Personal experience is that the official version is more stable than the spins.

Solus also seems to be a decent distro, unfortunately I haven't tested it over time.


Jan 1, 2014
I do not think Fedora is a new user friendly and gnome is ram hog. on my t420 Ubuntu uses 1.5 GB running. I suggest Linux Mint 19.3 Xfce on my desktop it uses 575MB idle. Linux desktop second gen i3. I would suggest LM 19.3 Mate but recently it has been having login issues with a fresh install after a updates are applied. LM 19.3 Cinnamon would use about the same ram but be slower start up from a cold boot. SSD would make the booting a bit faster. As for the duel booting with win 10 can be difficult with some laptops.
I do not think Fedora is a new user friendly . . .
Gnome desktop is very different from windows, so yes - Mate, Xfce, etc is probably more intuitive for a windows user.

. . . and gnome is ram hog.
Yes it is, but Fedora have made it easy to change desktop environment. It then appears as a little drop down menu on the login screen, so any one can choose back to gnome right there.


Jan 15, 2005
I'd recommend installing VirtualBox in Windows 10 and test drive different distributions. You won't get a true sense on how it will run directly but you will be able to kick the tires without the risk of goofing up the whole system.

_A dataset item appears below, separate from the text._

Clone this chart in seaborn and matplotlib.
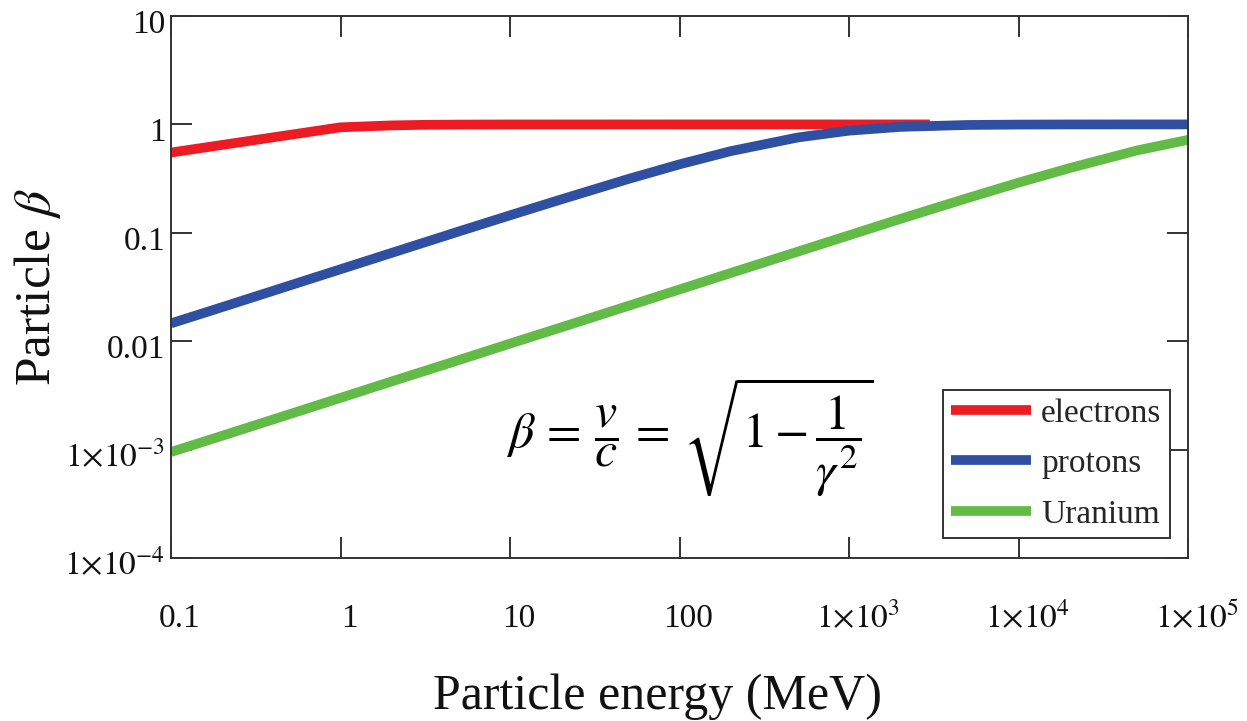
import numpy as np
import pandas as pd
import matplotlib
matplotlib.use("Agg")
import matplotlib.pyplot as plt
import matplotlib.transforms as mtrans
from matplotlib.ticker import FixedLocator, FixedFormatter, NullLocator
import seaborn as sns

# ---- data ----
energy_e = [0.1, 1, 2, 3, 5, 10, 100, 1000, 3000]
beta_e = [0.55, 0.94, 0.979, 0.99, 0.996, 0.999, 1.0, 1.0, 1.0]

energy_p = [0.1, 0.2, 0.5, 1, 2, 5, 10, 20, 50, 100, 200, 500, 1000, 2000,
            5000, 1e4, 2e4, 5e4, 1e5]
beta_p = [0.0146, 0.0206, 0.0326, 0.0461, 0.0652, 0.103, 0.145, 0.203, 0.314,
          0.428, 0.566, 0.758, 0.875, 0.948, 0.988, 0.996, 0.9989, 0.9998, 1.0]

energy_u = [0.1, 0.2, 0.5, 1, 2, 5, 10, 20, 50, 100, 200, 500, 1000, 2000,
            5000, 1e4, 2e4, 5e4, 1e5]
beta_u = [0.00095, 0.00134, 0.00212, 0.0030, 0.00425, 0.0067, 0.0095, 0.0134,
          0.0212, 0.030, 0.0425, 0.0671, 0.0948, 0.134, 0.209, 0.290, 0.395,
          0.575, 0.72]

series_names = ["electrons", "protons", "Uranium"]
series_colors = ["#ED1C24", "#2F4FA2", "#62BB46"]

x_ticks = [0.1, 1, 10, 100, 1e3, 1e4, 1e5]
x_tick_labels = ["0.1", "1", "10", "100", r"$1{\times}10^{3}$",
                 r"$1{\times}10^{4}$", r"$1{\times}10^{5}$"]
y_ticks = [1e-4, 1e-3, 0.01, 0.1, 1, 10]
y_tick_labels = [r"$1{\times}10^{-4}$", r"$1{\times}10^{-3}$", "0.01", "0.1",
                 "1", "10"]

df = pd.concat([
    pd.DataFrame({"energy": energy_e, "beta": beta_e, "particle": "electrons"}),
    pd.DataFrame({"energy": energy_p, "beta": beta_p, "particle": "protons"}),
    pd.DataFrame({"energy": energy_u, "beta": beta_u, "particle": "Uranium"}),
], ignore_index=True)

# ---- style ----
sns.set_style("white")
plt.rcParams["font.family"] = ["Liberation Serif", "DejaVu Serif"]
plt.rcParams["mathtext.fontset"] = "stix"

DPI = 100
fig = plt.figure(figsize=(1247 / DPI, 721 / DPI), dpi=DPI)
ax = fig.add_axes([171 / 1247, 1 - 558 / 721, (1188 - 171) / 1247,
                   (558 - 16) / 721])

sns.lineplot(data=df, x="energy", y="beta", hue="particle",
             hue_order=series_names,
             palette=dict(zip(series_names, series_colors)),
             linewidth=7, ax=ax, sort=True, estimator=None,
             solid_capstyle="butt")

ax.set_xscale("log")
ax.set_yscale("log")
ax.set_xlim(0.1, 1e5)
ax.set_ylim(1e-4, 10)

ax.xaxis.set_major_locator(FixedLocator(x_ticks))
ax.xaxis.set_major_formatter(FixedFormatter(x_tick_labels))
ax.yaxis.set_major_locator(FixedLocator(y_ticks))
ax.yaxis.set_major_formatter(FixedFormatter(y_tick_labels))
ax.xaxis.set_minor_locator(NullLocator())
ax.yaxis.set_minor_locator(NullLocator())

for sp in ax.spines.values():
    sp.set_visible(True)
    sp.set_color("#333333")
    sp.set_linewidth(1.4)

ax.tick_params(axis="both", which="major", direction="in", length=15,
               width=1.3, color="#222222", top=True, right=True,
               bottom=True, left=True,
               labelsize=24, labelcolor="#111111")
ax.tick_params(axis="x", pad=50)
ax.tick_params(axis="y", pad=4)

# axis labels
ax.set_xlabel("Particle energy (MeV)", fontsize=36, color="#111111")
ax.set_ylabel(r"Particle $\beta$", fontsize=37, color="#111111")
ax.xaxis.set_label_coords(0.478, -0.256)
ax.xaxis.label.set_va("center")
ax.yaxis.set_label_coords(-0.131, 0.5)
ax.yaxis.label.set_va("center")

# formula
ax.text(0.51, 0.223,
        r"$\beta\,=\,\dfrac{v}{c}\,=\,\sqrt{1 - \dfrac{1}{\gamma^{2}}}$",
        transform=ax.transAxes, ha="center", va="center", fontsize=36,
        color="black")

# legend
handles, labels = ax.get_legend_handles_labels()
leg = ax.legend(handles, labels, loc="lower right",
                bbox_to_anchor=(0.982, 0.037), borderaxespad=0,
                fontsize=24, frameon=True, fancybox=False, framealpha=1,
                edgecolor="#333333", handlelength=2.4, handletextpad=0.3,
                labelspacing=0.6, borderpad=0.25)
leg.get_frame().set_linewidth(1.4)
for lh in leg.get_lines():
    lh.set_linewidth(7)
    lh.set_solid_capstyle("butt")

# tick label alignment tweaks
fig.canvas.draw()
dx = mtrans.ScaledTranslation(9 / DPI, 0, fig.dpi_scale_trans)
for lbl in ax.get_xticklabels():
    lbl.set_va("baseline")
    lbl.set_transform(lbl.get_transform() + dx)
dy = mtrans.ScaledTranslation(0, -17 / DPI, fig.dpi_scale_trans)
for lbl in ax.get_yticklabels():
    lbl.set_va("baseline")
    lbl.set_transform(lbl.get_transform() + dy)

fig.savefig("out.png", dpi=DPI)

Once you like one enough, then go down the path of dual booting.

I'd also recommend starting off with an Ubuntu variant, there is a vast amount of help out there for Ubuntu. I personally use Kubuntu. While most people will state that KDE is bloated and a memory hog, I believe that is overstated more often than not. I pay less attention to the resources being used and how it actually performs for my day to day tasks.


Sep 26, 2019
Any of the recent Mint versions should be fine on that computer, and they are functionally similar enough to windows to make the transfer pretty straightforward.


Don't worry too much about the distro, it's the desktop that hogs the RAM and CPU. Gnome3 is heavy, KDE is... meh, Cinnamon is light, xfce is lighter, LXDE is lightweight. Most can be made to look like a Windows version, but this actually makes it more confusing - try one, look in all its not and crannies, then change the desktop environment (no need to reinstall, only get the appropriate meta package, log off, change settings on the login screen, log back in).
I find Ubuntu to be very flexible for that, so you may want to try it first. Once you have found your preferred DE, switch to a distro that uses it as its main DE.